With the coming of the Yuletide season comes also the “evergreen” question of the right or wrong of Christmas tree cutting. 

According to Uncle Sam’s foresters, the cutting of Christmas trees may be a positive benefit to the forest. Far from forbidding the practice, they believe the provision of this central symbol of the child’s Christmas should be encouraged under proper regulation.

“Conservation is a wise use,” said District Forester C.M. Granger, in commenting on this question. “Forest management grows successive crops of trees on the same land. If possible, these tree crops should be used and not allowed to grow old, die and rot.”

One of the most important requirements of forestry is the practice known as “improved thinning,” according to Granger. 

Nature starts six or eight trees in the forest for every one that survives. It is held to be good practice to cut out the inferior seedlings from thickets, to give the hardier trees a chance. For Christmas trees of average size it is well not to thin to a greater distance than eight feet between trees.

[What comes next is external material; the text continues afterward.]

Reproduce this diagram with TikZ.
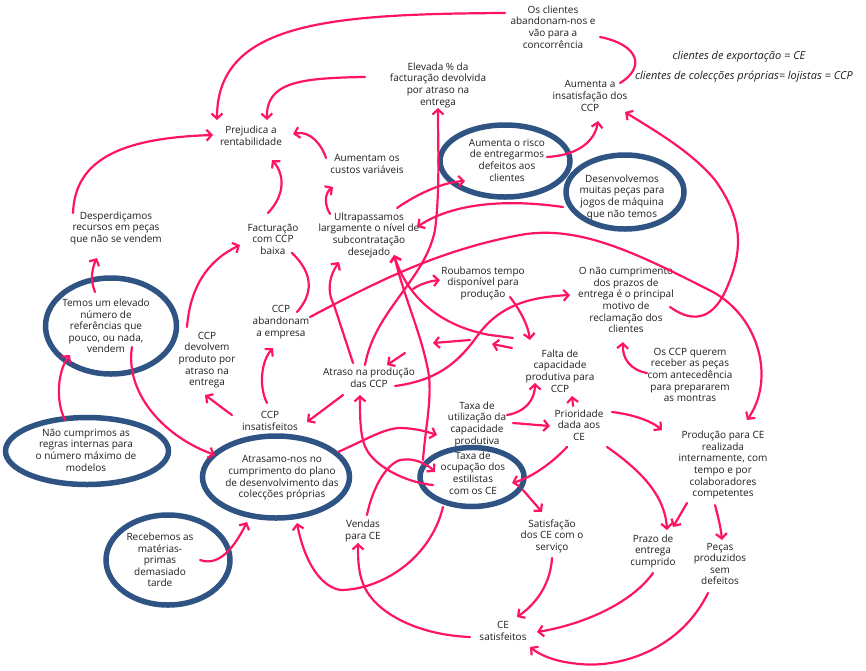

“Trees cut for improvement thinning are seldom symmetrical unless only the top of the tree is used,” said Granger. 

“It is the demand for symmetrical trees which causes much of the abuse. Only the best of trees in open stands or the tops of 20- or 30-year-old trees are cut. If we could only popularize the slightly misshapen Christmas tree and create a demand for trees cut under proper forestry methods, it would do much to correct this abuse,” he added.

The U.S. Forest Service believes by proper cutting, a tree could be provided for every family in America, without harming the future forest crop.

An editorial in the Dec. 16, 1921 issue of  The Wyoming State Journal of Lander, offered a different view. The story is entitled Cutting Christmas Trees and is as follows:

How long does it take to grow a Christmas tree? Ten years, yes, and usually in the mountain regions of the West, it takes 25 years. 

The state of Wyoming annually requires some 40,000 Christmas trees, South Dakota 25,000, and in the whole U.S., nearly 15 to 20 million young trees are cut each year at the yule tide. 

Is it any wonder then the promiscuous and destructive cutting of the young forests of the country is a source of alarm to many conservative citizens? This is not without cause, for in the past, these trees have been cut from privately-owned lands and on public domain without concern for the future of the forest stands.

Thousands of young trees are taken out of the forests annually into other parts of the state or neighboring states not fortunate in having forests of their own, for the Christmas festivities. These trees coming almost entirely from privately-owned lands have been cut no doubt in most cases without regard to the future of the forest stands and under the most destructive methods.

Each owner of private forest lands should feel obligated to the future of the nation and to himself to cut his trees wisely and conservatively.